= The problem =
Write out the full listing exactly as given, minus the images.

= Material =
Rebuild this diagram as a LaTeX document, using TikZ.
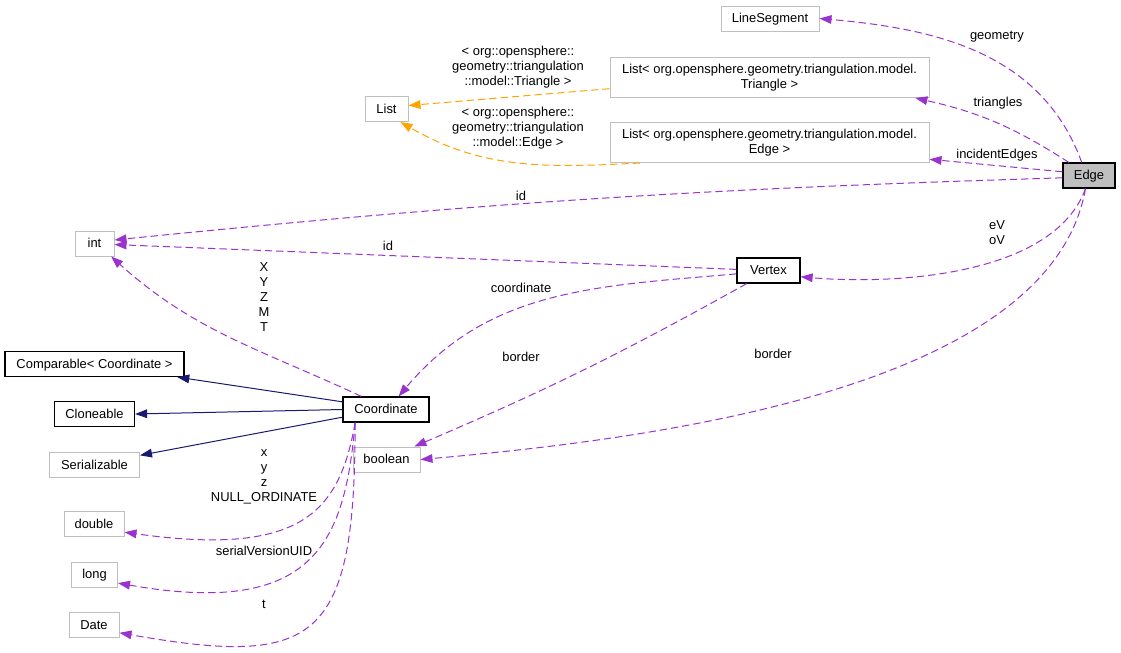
\documentclass[tikz,border=0pt]{standalone}
\usepackage{fontspec}
\setmainfont{Liberation Sans}
\usepackage{xcolor}
\usepackage{tikz}
\usetikzlibrary{calc}
\usetikzlibrary{arrows.meta}
\usetikzlibrary{positioning}
\tikzset{>={Triangle[length=9pt,width=6.5pt]}}
\definecolor{doxpurple}{HTML}{9A32CD}
\definecolor{doxorange}{HTML}{FFA500}
\definecolor{doxnavy}{HTML}{191970}
\definecolor{doxgrey}{HTML}{BFBFBF}
\newcommand{\doxfont}{\fontsize{9.7}{11.25}\selectfont}
\tikzstyle{cls} = [draw=black, line width=0.9pt, inner sep=0, text height=7.8pt, text depth=1.2pt, minimum height=18.75pt, font=\doxfont]
\tikzstyle{ext} = [draw=doxgrey, line width=0.75pt, inner sep=0, text height=7.8pt, text depth=1.2pt, minimum height=18.75pt, font=\doxfont]
\tikzstyle{extwide} = [draw=doxgrey, line width=0.75pt, inner sep=0, align=center, minimum height=30pt, font=\doxfont]
\tikzstyle{assoc} = [->, color=doxpurple, line width=0.75pt, dash pattern=on 5.5pt off 3pt]
\tikzstyle{tpl} = [->, color=doxorange, line width=0.75pt, dash pattern=on 5.5pt off 3pt]
\tikzstyle{inherit} = [->, color=doxnavy, line width=0.75pt]
\tikzstyle{lbl} = [draw=none, inner sep=0, align=center, font=\doxfont]

\begin{document}
\begin{tikzpicture}[x=0.75pt, y=-0.75pt]
\useasboundingbox (0, 0) rectangle (1121, 653);
%\node [draw=none] at (560,0) {Edge collaboration};
\node [cls, fill=doxgrey, minimum width=39pt] (edge) at (1089, 175.5) {Edge};
\node [ext, minimum width=73.5pt] (lineseg) at (770, 18.5) {LineSegment};
\node [extwide, minimum width=239.25pt] (trilist) at (769.5, 77.5) {List< org.opensphere.geometry.triangulation.model.\\Triangle >};
\node [extwide, minimum width=239.25pt] (edgelist) at (769.5, 142.5) {List< org.opensphere.geometry.triangulation.model.\\Edge >};
\node [ext, minimum width=32.25pt] (list) at (386.5, 109) {List};
\node [ext, minimum width=29.25pt] (int) at (94.5, 243.5) {int};
\node [cls, minimum width=47.25pt] (vertex) at (768.5, 270.5) {Vertex};
\node [cls, minimum width=134.25pt] (comparable) at (94.5, 364) {Comparable< Coordinate >};
\node [cls, minimum width=60pt] (cloneable) at (94.5, 414) {Cloneable};
\node [ext, minimum width=67.5pt] (serializable) at (94.5, 465) {Serializable};
\node [cls, minimum width=64.5pt] (coord) at (386, 409.5) {Coordinate};
\node [ext, minimum width=50.25pt] (bool) at (386.5, 459.5) {boolean};
\node [ext, minimum width=45pt] (double) at (94, 524) {double};
\node [ext, minimum width=34.5pt] (long) at (94.5, 574.5) {long};
\node [ext, minimum width=37.5pt] (date) at (94, 625) {Date};

% template instances
\draw [tpl] (trilist.184) to (list.9);
\draw [tpl] (edgelist.189) to[out=183, in=-30] (list.-43);
\node [lbl] (tplTri) at (518, 67.5) {< org::opensphere::\\geometry::triangulation\\::model::Triangle >};
\node [lbl] (tplEdge) at (518, 128) {< org::opensphere::\\geometry::triangulation\\::model::Edge >};

% members of Edge
\draw [assoc] (edge.119) to[out=110, in=-5] (lineseg.east);
\draw [assoc] (edge.147) to[bend right=10] (trilist.-8.5);
\draw [assoc] (edge.172) to (edgelist.-6.4);
\draw [assoc] (edge.185) to[bend right=2] (int.10);
\draw [assoc] (edge.-105) to[out=-110, in=-5, looseness=0.8] (vertex.-11.7);
\draw [assoc] (edge.-105) to[out=-100, in=5, out distance=150pt, in distance=187.5pt] (bool.east);
\node [lbl] (lGeom) at (997, 37) {geometry};
\node [lbl] (lTri) at (998, 103) {triangles};
\node [lbl] (lInc) at (997, 155) {incidentEdges};
\node [lbl] (lId) at (521, 196) {id};
\node [lbl] (lVert) at (997, 233) {eV\\oV};
\node [lbl] (lBorderE) at (773, 354) {border};

% members of Vertex
\draw [assoc] (vertex.178) to (int.-3);
\draw [assoc] (vertex.186) to[out=185, in=50] (coord.46);
\draw [assoc] (vertex.211) to[bend left=3] (bool.25);
\node [lbl] (lIdV) at (388, 246) {id};
\node [lbl] (lCoord) at (521, 288) {coordinate};
\node [lbl] (lBorderV) at (521, 357) {border};

% Coordinate
\draw [inherit] (coord.170) to (comparable.-9);
\draw [inherit] (coord.west) to (cloneable.east);
\draw [inherit] (coord.190) to (serializable.12);
\draw [assoc] (coord.152) to[out=155, in=-42] (int.-38);
\draw [assoc] (coord.203) to[out=-100, in=-8, out distance=67.5pt, in distance=135pt] (double.-15);
\draw [assoc] (coord.203) to[out=-95, in=-10, out distance=90pt, in distance=150pt] (long.-20);
\draw [assoc] (coord.203) to[out=-90, in=-10, out distance=165pt, in distance=150pt] (date.-17);
\node [lbl] (lXYZ) at (264, 297.5) {X\\Y\\Z\\M\\T};
\node [lbl] (lxyz) at (264, 476.5) {x\\y\\z\\NULL\_ORDINATE};
\node [lbl] (lSer) at (264, 551) {serialVersionUID};
\node [lbl] (lT) at (264, 604) {t};
\end{tikzpicture}
\end{document}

= The completed task =
Rebuild this diagram as a LaTeX document, using TikZ.
\documentclass[tikz,border=0pt]{standalone}
\usepackage{fontspec}
\setmainfont{Liberation Sans}
\usepackage{xcolor}
\usepackage{tikz}
\usetikzlibrary{calc}
\usetikzlibrary{arrows.meta}
\usetikzlibrary{positioning}
\tikzset{>={Triangle[length=9pt,width=6.5pt]}}
\definecolor{doxpurple}{HTML}{9A32CD}
\definecolor{doxorange}{HTML}{FFA500}
\definecolor{doxnavy}{HTML}{191970}
\definecolor{doxgrey}{HTML}{BFBFBF}
\newcommand{\doxfont}{\fontsize{9.7}{11.25}\selectfont}
\tikzstyle{cls} = [draw=black, line width=0.9pt, inner sep=0, text height=7.8pt, text depth=1.2pt, minimum height=18.75pt, font=\doxfont]
\tikzstyle{ext} = [draw=doxgrey, line width=0.75pt, inner sep=0, text height=7.8pt, text depth=1.2pt, minimum height=18.75pt, font=\doxfont]
\tikzstyle{extwide} = [draw=doxgrey, line width=0.75pt, inner sep=0, align=center, minimum height=30pt, font=\doxfont]
\tikzstyle{assoc} = [->, color=doxpurple, line width=0.75pt, dash pattern=on 5.5pt off 3pt]
\tikzstyle{tpl} = [->, color=doxorange, line width=0.75pt, dash pattern=on 5.5pt off 3pt]
\tikzstyle{inherit} = [->, color=doxnavy, line width=0.75pt]
\tikzstyle{lbl} = [draw=none, inner sep=0, align=center, font=\doxfont]

\begin{document}
\begin{tikzpicture}[x=0.75pt, y=-0.75pt]
\useasboundingbox (0, 0) rectangle (1121, 653);
%\node [draw=none] at (560,0) {Edge collaboration};
\node [cls, fill=doxgrey, minimum width=39pt] (edge) at (1089, 175.5) {Edge};
\node [ext, minimum width=73.5pt] (lineseg) at (770, 18.5) {LineSegment};
\node [extwide, minimum width=239.25pt] (trilist) at (769.5, 77.5) {List< org.opensphere.geometry.triangulation.model.\\Triangle >};
\node [extwide, minimum width=239.25pt] (edgelist) at (769.5, 142.5) {List< org.opensphere.geometry.triangulation.model.\\Edge >};
\node [ext, minimum width=32.25pt] (list) at (386.5, 109) {List};
\node [ext, minimum width=29.25pt] (int) at (94.5, 243.5) {int};
\node [cls, minimum width=47.25pt] (vertex) at (768.5, 270.5) {Vertex};
\node [cls, minimum width=134.25pt] (comparable) at (94.5, 364) {Comparable< Coordinate >};
\node [cls, minimum width=60pt] (cloneable) at (94.5, 414) {Cloneable};
\node [ext, minimum width=67.5pt] (serializable) at (94.5, 465) {Serializable};
\node [cls, minimum width=64.5pt] (coord) at (386, 409.5) {Coordinate};
\node [ext, minimum width=50.25pt] (bool) at (386.5, 459.5) {boolean};
\node [ext, minimum width=45pt] (double) at (94, 524) {double};
\node [ext, minimum width=34.5pt] (long) at (94.5, 574.5) {long};
\node [ext, minimum width=37.5pt] (date) at (94, 625) {Date};

% template instances
\draw [tpl] (trilist.184) to (list.9);
\draw [tpl] (edgelist.189) to[out=183, in=-30] (list.-43);
\node [lbl] (tplTri) at (518, 67.5) {< org::opensphere::\\geometry::triangulation\\::model::Triangle >};
\node [lbl] (tplEdge) at (518, 128) {< org::opensphere::\\geometry::triangulation\\::model::Edge >};

% members of Edge
\draw [assoc] (edge.119) to[out=110, in=-5] (lineseg.east);
\draw [assoc] (edge.147) to[bend right=10] (trilist.-8.5);
\draw [assoc] (edge.172) to (edgelist.-6.4);
\draw [assoc] (edge.185) to[bend right=2] (int.10);
\draw [assoc] (edge.-105) to[out=-110, in=-5, looseness=0.8] (vertex.-11.7);
\draw [assoc] (edge.-105) to[out=-100, in=5, out distance=150pt, in distance=187.5pt] (bool.east);
\node [lbl] (lGeom) at (997, 37) {geometry};
\node [lbl] (lTri) at (998, 103) {triangles};
\node [lbl] (lInc) at (997, 155) {incidentEdges};
\node [lbl] (lId) at (521, 196) {id};
\node [lbl] (lVert) at (997, 233) {eV\\oV};
\node [lbl] (lBorderE) at (773, 354) {border};

% members of Vertex
\draw [assoc] (vertex.178) to (int.-3);
\draw [assoc] (vertex.186) to[out=185, in=50] (coord.46);
\draw [assoc] (vertex.211) to[bend left=3] (bool.25);
\node [lbl] (lIdV) at (388, 246) {id};
\node [lbl] (lCoord) at (521, 288) {coordinate};
\node [lbl] (lBorderV) at (521, 357) {border};

% Coordinate
\draw [inherit] (coord.170) to (comparable.-9);
\draw [inherit] (coord.west) to (cloneable.east);
\draw [inherit] (coord.190) to (serializable.12);
\draw [assoc] (coord.152) to[out=155, in=-42] (int.-38);
\draw [assoc] (coord.203) to[out=-100, in=-8, out distance=67.5pt, in distance=135pt] (double.-15);
\draw [assoc] (coord.203) to[out=-95, in=-10, out distance=90pt, in distance=150pt] (long.-20);
\draw [assoc] (coord.203) to[out=-90, in=-10, out distance=165pt, in distance=150pt] (date.-17);
\node [lbl] (lXYZ) at (264, 297.5) {X\\Y\\Z\\M\\T};
\node [lbl] (lxyz) at (264, 476.5) {x\\y\\z\\NULL\_ORDINATE};
\node [lbl] (lSer) at (264, 551) {serialVersionUID};
\node [lbl] (lT) at (264, 604) {t};
\end{tikzpicture}
\end{document}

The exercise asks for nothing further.